## Task details
Starting with the first line of the data below, copy each line up to and including the one containing "(s2) at (463,419)". Pictures stay out.
--- begin ---
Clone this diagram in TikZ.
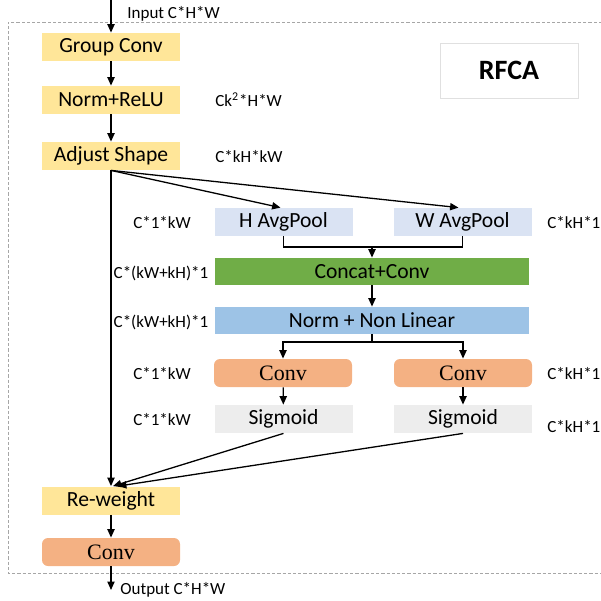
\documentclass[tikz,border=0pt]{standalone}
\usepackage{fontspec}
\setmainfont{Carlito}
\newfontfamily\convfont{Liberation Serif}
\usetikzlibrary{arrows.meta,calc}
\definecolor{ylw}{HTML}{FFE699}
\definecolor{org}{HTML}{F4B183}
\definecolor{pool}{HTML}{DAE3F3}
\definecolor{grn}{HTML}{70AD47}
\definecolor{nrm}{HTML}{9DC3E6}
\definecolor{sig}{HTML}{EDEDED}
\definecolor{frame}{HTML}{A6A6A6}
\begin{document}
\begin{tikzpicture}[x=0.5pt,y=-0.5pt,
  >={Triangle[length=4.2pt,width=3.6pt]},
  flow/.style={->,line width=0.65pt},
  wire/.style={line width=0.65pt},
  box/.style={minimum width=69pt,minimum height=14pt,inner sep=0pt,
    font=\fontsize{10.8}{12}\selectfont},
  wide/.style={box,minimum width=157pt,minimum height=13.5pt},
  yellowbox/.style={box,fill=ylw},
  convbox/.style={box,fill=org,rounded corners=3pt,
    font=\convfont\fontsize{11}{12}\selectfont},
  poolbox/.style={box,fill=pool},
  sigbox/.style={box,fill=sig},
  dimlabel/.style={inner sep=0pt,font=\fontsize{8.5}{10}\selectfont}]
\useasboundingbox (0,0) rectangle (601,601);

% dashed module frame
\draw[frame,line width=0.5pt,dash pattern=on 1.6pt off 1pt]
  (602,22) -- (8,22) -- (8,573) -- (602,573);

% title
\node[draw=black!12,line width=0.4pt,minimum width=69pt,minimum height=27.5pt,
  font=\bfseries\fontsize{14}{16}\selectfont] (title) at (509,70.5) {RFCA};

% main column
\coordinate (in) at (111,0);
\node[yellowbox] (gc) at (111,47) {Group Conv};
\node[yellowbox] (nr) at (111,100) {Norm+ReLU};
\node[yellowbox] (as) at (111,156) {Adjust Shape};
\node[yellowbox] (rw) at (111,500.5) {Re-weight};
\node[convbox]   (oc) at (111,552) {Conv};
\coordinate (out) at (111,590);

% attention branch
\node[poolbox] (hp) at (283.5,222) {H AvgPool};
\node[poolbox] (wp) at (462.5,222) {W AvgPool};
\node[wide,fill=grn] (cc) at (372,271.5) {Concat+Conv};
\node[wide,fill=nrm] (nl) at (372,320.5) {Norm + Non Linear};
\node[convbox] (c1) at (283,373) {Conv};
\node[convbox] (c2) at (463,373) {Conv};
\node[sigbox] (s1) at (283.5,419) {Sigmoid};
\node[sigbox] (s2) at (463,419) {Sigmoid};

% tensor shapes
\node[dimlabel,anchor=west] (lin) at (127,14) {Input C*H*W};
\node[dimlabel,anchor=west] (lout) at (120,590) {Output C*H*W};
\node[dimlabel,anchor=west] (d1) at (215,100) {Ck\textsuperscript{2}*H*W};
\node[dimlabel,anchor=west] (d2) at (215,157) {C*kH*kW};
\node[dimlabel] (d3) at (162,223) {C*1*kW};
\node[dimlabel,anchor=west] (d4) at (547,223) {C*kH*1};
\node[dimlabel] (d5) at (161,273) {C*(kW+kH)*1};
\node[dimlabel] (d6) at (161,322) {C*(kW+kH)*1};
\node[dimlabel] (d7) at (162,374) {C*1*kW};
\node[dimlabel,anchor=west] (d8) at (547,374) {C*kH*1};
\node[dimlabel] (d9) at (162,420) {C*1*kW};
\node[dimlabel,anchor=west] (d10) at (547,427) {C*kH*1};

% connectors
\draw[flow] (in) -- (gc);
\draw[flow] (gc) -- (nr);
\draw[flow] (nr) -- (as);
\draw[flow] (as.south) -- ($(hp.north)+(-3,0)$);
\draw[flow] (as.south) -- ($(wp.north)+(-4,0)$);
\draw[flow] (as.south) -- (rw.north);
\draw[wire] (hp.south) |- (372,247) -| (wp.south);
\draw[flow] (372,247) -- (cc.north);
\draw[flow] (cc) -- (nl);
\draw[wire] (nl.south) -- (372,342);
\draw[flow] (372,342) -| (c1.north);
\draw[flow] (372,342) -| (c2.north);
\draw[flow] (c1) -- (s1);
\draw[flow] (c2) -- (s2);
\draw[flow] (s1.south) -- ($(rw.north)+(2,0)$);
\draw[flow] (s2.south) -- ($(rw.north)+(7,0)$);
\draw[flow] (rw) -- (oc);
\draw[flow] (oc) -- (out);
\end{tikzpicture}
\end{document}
--- end ---
## Response for this exercise
Clone this diagram in TikZ.
\documentclass[tikz,border=0pt]{standalone}
\usepackage{fontspec}
\setmainfont{Carlito}
\newfontfamily\convfont{Liberation Serif}
\usetikzlibrary{arrows.meta,calc}
\definecolor{ylw}{HTML}{FFE699}
\definecolor{org}{HTML}{F4B183}
\definecolor{pool}{HTML}{DAE3F3}
\definecolor{grn}{HTML}{70AD47}
\definecolor{nrm}{HTML}{9DC3E6}
\definecolor{sig}{HTML}{EDEDED}
\definecolor{frame}{HTML}{A6A6A6}
\begin{document}
\begin{tikzpicture}[x=0.5pt,y=-0.5pt,
  >={Triangle[length=4.2pt,width=3.6pt]},
  flow/.style={->,line width=0.65pt},
  wire/.style={line width=0.65pt},
  box/.style={minimum width=69pt,minimum height=14pt,inner sep=0pt,
    font=\fontsize{10.8}{12}\selectfont},
  wide/.style={box,minimum width=157pt,minimum height=13.5pt},
  yellowbox/.style={box,fill=ylw},
  convbox/.style={box,fill=org,rounded corners=3pt,
    font=\convfont\fontsize{11}{12}\selectfont},
  poolbox/.style={box,fill=pool},
  sigbox/.style={box,fill=sig},
  dimlabel/.style={inner sep=0pt,font=\fontsize{8.5}{10}\selectfont}]
\useasboundingbox (0,0) rectangle (601,601);

% dashed module frame
\draw[frame,line width=0.5pt,dash pattern=on 1.6pt off 1pt]
  (602,22) -- (8,22) -- (8,573) -- (602,573);

% title
\node[draw=black!12,line width=0.4pt,minimum width=69pt,minimum height=27.5pt,
  font=\bfseries\fontsize{14}{16}\selectfont] (title) at (509,70.5) {RFCA};

% main column
\coordinate (in) at (111,0);
\node[yellowbox] (gc) at (111,47) {Group Conv};
\node[yellowbox] (nr) at (111,100) {Norm+ReLU};
\node[yellowbox] (as) at (111,156) {Adjust Shape};
\node[yellowbox] (rw) at (111,500.5) {Re-weight};
\node[convbox]   (oc) at (111,552) {Conv};
\coordinate (out) at (111,590);

% attention branch
\node[poolbox] (hp) at (283.5,222) {H AvgPool};
\node[poolbox] (wp) at (462.5,222) {W AvgPool};
\node[wide,fill=grn] (cc) at (372,271.5) {Concat+Conv};
\node[wide,fill=nrm] (nl) at (372,320.5) {Norm + Non Linear};
\node[convbox] (c1) at (283,373) {Conv};
\node[convbox] (c2) at (463,373) {Conv};
\node[sigbox] (s1) at (283.5,419) {Sigmoid};
\node[sigbox] (s2) at (463,419) {Sigmoid};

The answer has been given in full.